§ Given request
Tell how many lines in these records contain the string "this", with only the number as the reply.
### Information given ###
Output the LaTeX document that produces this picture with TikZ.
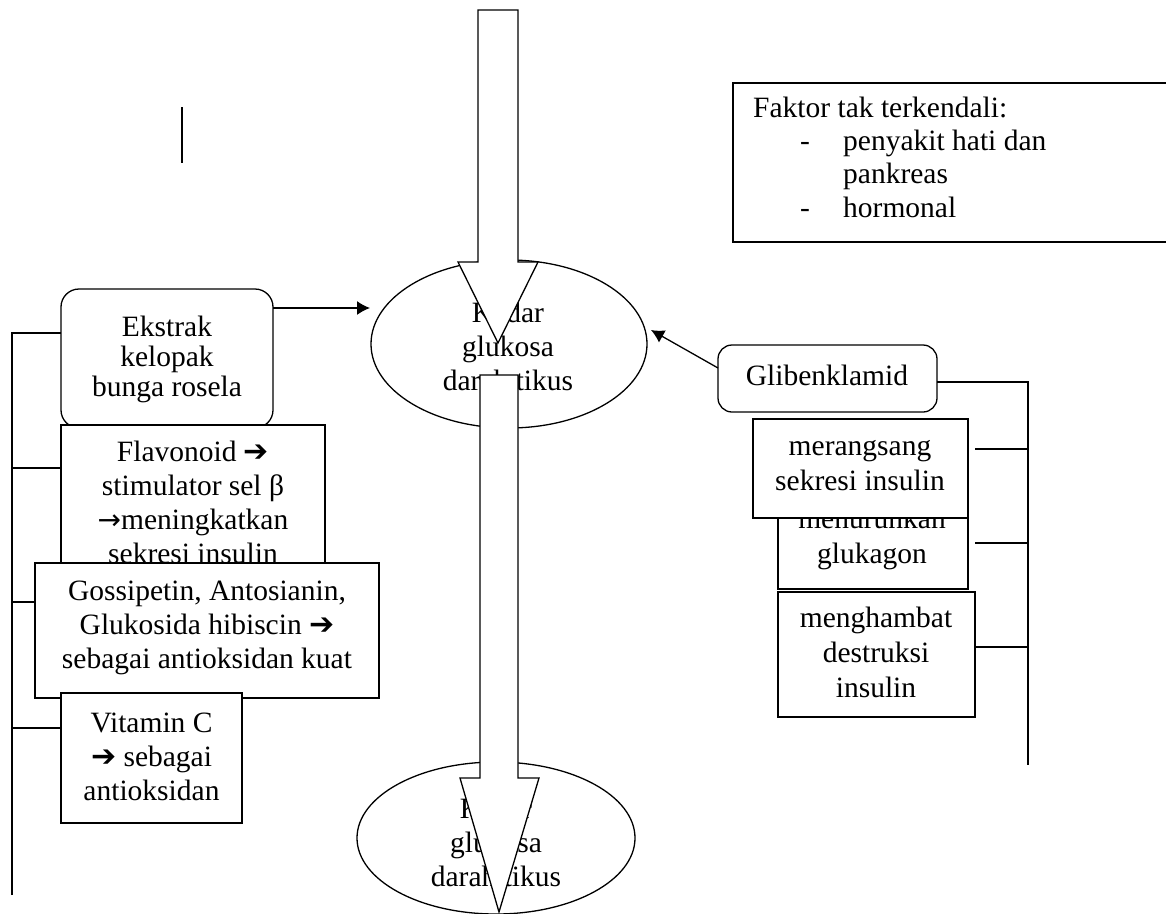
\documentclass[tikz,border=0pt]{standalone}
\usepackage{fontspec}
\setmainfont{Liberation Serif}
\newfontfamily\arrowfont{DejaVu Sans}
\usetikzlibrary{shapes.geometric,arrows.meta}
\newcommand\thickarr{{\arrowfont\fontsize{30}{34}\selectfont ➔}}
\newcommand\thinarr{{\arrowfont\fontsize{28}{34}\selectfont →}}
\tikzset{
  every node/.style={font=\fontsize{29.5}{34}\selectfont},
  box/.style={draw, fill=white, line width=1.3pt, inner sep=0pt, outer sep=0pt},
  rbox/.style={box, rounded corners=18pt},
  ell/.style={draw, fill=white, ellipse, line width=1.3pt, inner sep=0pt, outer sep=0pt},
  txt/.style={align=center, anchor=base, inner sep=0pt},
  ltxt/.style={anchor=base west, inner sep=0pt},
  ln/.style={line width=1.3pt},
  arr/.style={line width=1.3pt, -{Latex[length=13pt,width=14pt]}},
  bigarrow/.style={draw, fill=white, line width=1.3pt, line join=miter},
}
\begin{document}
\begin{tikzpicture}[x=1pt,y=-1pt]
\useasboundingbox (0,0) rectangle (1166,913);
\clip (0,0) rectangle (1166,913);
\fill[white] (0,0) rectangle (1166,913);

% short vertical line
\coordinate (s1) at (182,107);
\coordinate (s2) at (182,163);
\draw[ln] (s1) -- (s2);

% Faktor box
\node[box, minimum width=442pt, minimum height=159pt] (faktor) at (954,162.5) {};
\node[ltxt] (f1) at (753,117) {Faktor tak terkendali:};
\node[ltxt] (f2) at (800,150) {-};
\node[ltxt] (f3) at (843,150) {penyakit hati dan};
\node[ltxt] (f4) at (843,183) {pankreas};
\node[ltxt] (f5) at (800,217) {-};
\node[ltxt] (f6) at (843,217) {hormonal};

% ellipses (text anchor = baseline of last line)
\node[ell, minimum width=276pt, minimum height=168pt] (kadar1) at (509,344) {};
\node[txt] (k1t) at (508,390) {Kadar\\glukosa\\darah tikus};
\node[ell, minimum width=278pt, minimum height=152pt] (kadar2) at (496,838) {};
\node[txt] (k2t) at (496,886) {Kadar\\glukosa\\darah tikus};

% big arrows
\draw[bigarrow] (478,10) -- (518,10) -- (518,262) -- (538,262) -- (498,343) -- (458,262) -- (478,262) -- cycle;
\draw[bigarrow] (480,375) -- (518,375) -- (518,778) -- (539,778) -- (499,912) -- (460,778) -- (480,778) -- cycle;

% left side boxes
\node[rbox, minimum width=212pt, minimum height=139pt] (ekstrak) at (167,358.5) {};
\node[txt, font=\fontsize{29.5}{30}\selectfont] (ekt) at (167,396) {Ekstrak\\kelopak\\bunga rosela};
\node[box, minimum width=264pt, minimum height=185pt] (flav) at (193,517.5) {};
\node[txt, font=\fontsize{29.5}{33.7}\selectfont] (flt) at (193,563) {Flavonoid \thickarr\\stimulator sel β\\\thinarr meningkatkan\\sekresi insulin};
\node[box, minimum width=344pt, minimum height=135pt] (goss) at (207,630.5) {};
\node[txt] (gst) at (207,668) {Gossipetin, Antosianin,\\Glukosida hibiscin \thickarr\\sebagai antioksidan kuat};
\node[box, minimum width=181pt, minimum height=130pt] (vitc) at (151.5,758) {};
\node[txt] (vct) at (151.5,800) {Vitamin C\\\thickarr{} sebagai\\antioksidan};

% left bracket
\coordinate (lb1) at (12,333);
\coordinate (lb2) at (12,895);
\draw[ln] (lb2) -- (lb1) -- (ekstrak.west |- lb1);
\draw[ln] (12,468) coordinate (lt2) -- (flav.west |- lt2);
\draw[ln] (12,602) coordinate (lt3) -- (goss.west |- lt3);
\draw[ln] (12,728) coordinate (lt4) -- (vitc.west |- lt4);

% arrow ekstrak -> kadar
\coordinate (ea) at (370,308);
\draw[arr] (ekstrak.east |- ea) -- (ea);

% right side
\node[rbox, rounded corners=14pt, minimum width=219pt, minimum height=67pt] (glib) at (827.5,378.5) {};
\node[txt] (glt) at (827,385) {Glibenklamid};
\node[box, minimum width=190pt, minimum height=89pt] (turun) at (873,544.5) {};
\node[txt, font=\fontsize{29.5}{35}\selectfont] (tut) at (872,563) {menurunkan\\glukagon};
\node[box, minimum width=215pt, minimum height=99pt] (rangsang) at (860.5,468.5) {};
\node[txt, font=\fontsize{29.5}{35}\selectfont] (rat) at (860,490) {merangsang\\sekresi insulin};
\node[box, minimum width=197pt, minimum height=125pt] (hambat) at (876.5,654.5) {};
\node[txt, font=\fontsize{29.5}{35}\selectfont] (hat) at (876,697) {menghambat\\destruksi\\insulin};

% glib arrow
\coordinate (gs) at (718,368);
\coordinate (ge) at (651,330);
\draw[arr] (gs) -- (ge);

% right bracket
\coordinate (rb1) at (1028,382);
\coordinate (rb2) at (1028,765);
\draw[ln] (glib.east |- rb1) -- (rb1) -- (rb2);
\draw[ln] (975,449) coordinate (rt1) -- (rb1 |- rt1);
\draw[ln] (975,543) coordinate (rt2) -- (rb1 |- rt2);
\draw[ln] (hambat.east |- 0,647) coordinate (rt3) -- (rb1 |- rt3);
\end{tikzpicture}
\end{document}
###
### Information given ###
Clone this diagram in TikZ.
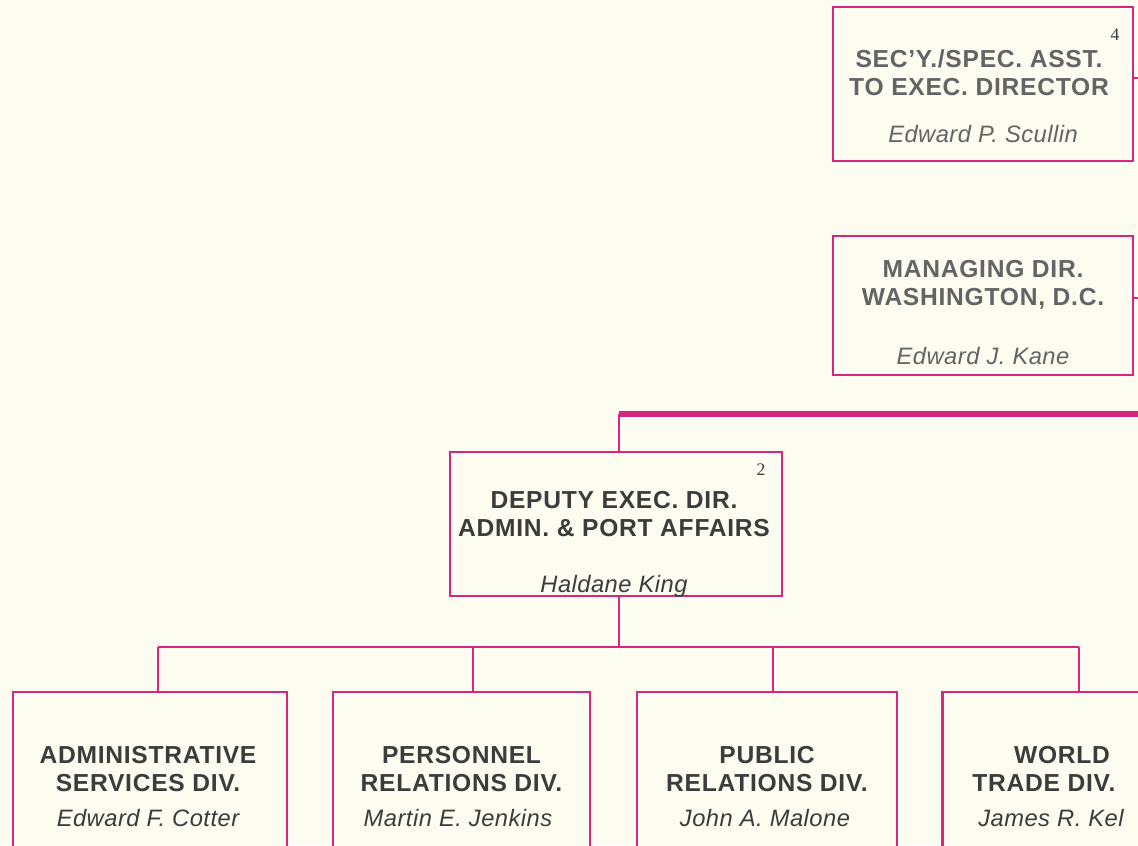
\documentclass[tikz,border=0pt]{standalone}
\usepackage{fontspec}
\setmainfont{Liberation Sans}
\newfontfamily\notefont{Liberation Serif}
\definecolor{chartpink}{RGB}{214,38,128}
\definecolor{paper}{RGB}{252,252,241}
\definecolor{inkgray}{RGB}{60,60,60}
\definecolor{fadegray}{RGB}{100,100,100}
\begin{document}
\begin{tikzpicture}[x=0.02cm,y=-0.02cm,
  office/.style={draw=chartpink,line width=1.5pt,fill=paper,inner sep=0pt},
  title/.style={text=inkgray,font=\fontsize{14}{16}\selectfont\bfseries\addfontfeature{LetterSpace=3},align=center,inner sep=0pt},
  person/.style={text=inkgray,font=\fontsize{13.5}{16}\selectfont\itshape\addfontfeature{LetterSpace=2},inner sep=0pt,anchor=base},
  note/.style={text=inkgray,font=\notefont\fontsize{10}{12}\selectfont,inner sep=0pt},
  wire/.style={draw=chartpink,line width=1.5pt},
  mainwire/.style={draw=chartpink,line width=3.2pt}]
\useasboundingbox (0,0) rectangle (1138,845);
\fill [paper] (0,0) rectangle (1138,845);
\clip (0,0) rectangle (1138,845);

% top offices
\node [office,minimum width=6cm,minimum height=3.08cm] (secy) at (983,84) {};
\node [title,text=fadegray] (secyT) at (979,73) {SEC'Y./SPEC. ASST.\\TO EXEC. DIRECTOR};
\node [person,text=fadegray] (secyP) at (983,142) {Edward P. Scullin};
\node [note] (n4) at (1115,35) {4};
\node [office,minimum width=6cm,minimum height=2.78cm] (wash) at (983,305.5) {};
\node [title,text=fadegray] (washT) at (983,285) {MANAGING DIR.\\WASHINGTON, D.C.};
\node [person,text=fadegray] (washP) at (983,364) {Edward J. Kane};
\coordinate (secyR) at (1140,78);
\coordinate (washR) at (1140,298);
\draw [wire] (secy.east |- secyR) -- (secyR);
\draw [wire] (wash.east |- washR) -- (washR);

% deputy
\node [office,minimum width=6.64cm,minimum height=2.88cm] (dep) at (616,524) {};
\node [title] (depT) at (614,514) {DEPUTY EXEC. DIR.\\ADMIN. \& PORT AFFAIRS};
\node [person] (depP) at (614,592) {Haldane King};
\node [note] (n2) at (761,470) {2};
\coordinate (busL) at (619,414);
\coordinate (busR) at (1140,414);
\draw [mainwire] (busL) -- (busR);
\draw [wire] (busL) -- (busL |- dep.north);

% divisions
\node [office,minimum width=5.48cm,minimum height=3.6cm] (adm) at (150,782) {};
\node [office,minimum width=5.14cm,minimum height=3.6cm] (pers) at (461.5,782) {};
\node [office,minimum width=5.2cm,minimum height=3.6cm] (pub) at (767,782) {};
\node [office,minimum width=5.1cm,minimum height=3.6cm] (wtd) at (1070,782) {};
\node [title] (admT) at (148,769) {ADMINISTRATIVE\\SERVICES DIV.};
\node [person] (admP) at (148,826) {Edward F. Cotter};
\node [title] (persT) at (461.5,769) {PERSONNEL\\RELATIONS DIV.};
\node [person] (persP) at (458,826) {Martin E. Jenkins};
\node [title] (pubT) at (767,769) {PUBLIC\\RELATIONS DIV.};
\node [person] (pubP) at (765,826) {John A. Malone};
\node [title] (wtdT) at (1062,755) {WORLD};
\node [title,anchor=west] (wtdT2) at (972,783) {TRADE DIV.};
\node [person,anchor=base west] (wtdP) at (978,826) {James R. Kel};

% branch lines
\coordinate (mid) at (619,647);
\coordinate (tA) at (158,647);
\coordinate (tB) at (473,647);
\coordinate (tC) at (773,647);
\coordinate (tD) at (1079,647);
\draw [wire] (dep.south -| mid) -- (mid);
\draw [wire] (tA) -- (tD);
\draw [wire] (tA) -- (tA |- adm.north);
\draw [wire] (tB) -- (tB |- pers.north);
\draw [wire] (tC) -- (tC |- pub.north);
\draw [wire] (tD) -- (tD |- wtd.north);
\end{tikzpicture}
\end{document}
###
§ Right answer
2